As expected, it’s now late spring and water rationing is upon California. Despite the heavy mid-February rains that briefly drenched Northern California and the respectable ensuing snowfall in the Sierra Nevada Mountains, drought remains.
It may seem odd, but the opening compulsory rationing measures have come in Northern California, closer to the big rivers now carrying lower-than-usual runoff from the high mountains than the big cities to the south, where water conservation is voluntary, so far.
Reasons for this include the fact that the Metropolitan Water District of Southern California draws supplies from the Colorado River in addition to the Bay Delta region through most of Northern California’s water flows.
The Met has also spent many millions of dollars over the last 20 years to increase its storage capacity, creating new reservoirs and upping underground storage.
So some of the first serious compulsory rationing comes in places on the fringes of the San Francisco Bay Area, cities like Pleasanton and Dublin and Santa Cruz, which get much of their water from local supplies or the state Water Project, but don’t have access to the water San Francisco draws from its Hetch Hetchy reservoir near Yosemite National Park.
Rationing is sensible in some places – like Santa Cruz, where all homes are now limited to 1,000 cubic feet of water per month, or about 249 gallons per day. Local officials say the limits are needed because the area’s streams have all but dried up long before their wet season would normally end.
But in other places, like Pleasanton, a city of 70,000 on the eastern edge of the East Bay area, residents and businesses are compelled to use no more than 75 percent of the water they used at the same time last year.
The more you used in 2013, the more you can use today without paying penalties, which can see water bills double or triple upon a first offense and rise on subsequent violations.
So the water profligates of a year ago have an advantage over anyone who conserved water in 2013, when there was already drought, just not as severe. In short, if neighbors each had lawns of the same size and one watered freely last year, with no regard for conservation, but the other installed a drip irrigation system and cut water use substantially, the one who conserved now can use far less than his profligate neighbor. How fair is that?
Inequitable situations like this were common in the major drought of the 1970s, when homeowners or businesses who saw drought worsening and realized rationing would ensue sometimes increased their water use to make sure they would have a good supply once rationing took hold. No one can prove anybody did
that this year, but it’s very possible and it’s a major flaw where cities ration according to past use.

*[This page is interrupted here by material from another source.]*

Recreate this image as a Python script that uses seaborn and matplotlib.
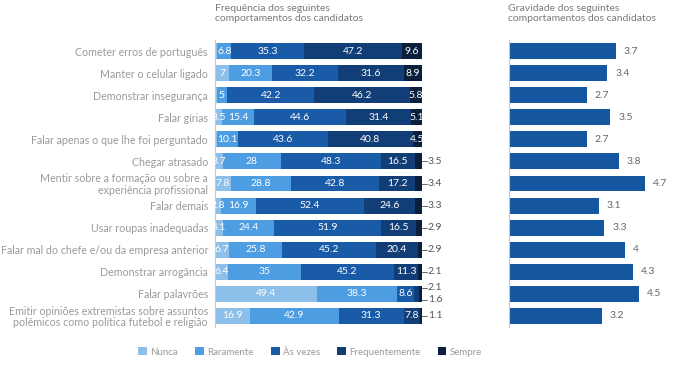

Other water use inequities abound, too. How fair is it that drought or no drought, Sacramento residents (including tens of thousands of state officials and bureaucrats) use an average of 279 gallons per day, compared with 98 gallons for San Franciscans and less than 150 per day for Los Angeles residents, whom Northern Californians habitually accuse of profligacy? Or for residents of ritzy Hillsborough on the San Francisco Peninsula to use 334 gallons of water daily, on average, to just 79 for those in far less fortunate East Palo Alto?
Plus, while there’s a water metering program in progess in the Central Valley, about half the homes there still no have water meters at all, so owners or tenants can use all they want with no penalties.
As Southern Californians watch this and realize that given another year of drought, they will also be rationed, plenty will realize that the more they use now, the more they’ll be able to use later –
unless water rationing is done on a strict per capita basis.
Yes, it can sometimes be difficult to know how many persons reside in each household, but Census data can help – taken in 2010, it’s still useful. Any household feeling short-changed could complain and prove it has more occupants than the Census showed.
That’s not a perfect system, but if adopted statewide, would at least be more fair than the patchwork of systems gradually being imposed now, with rationing just beginning and already starting to lean toward the unfair.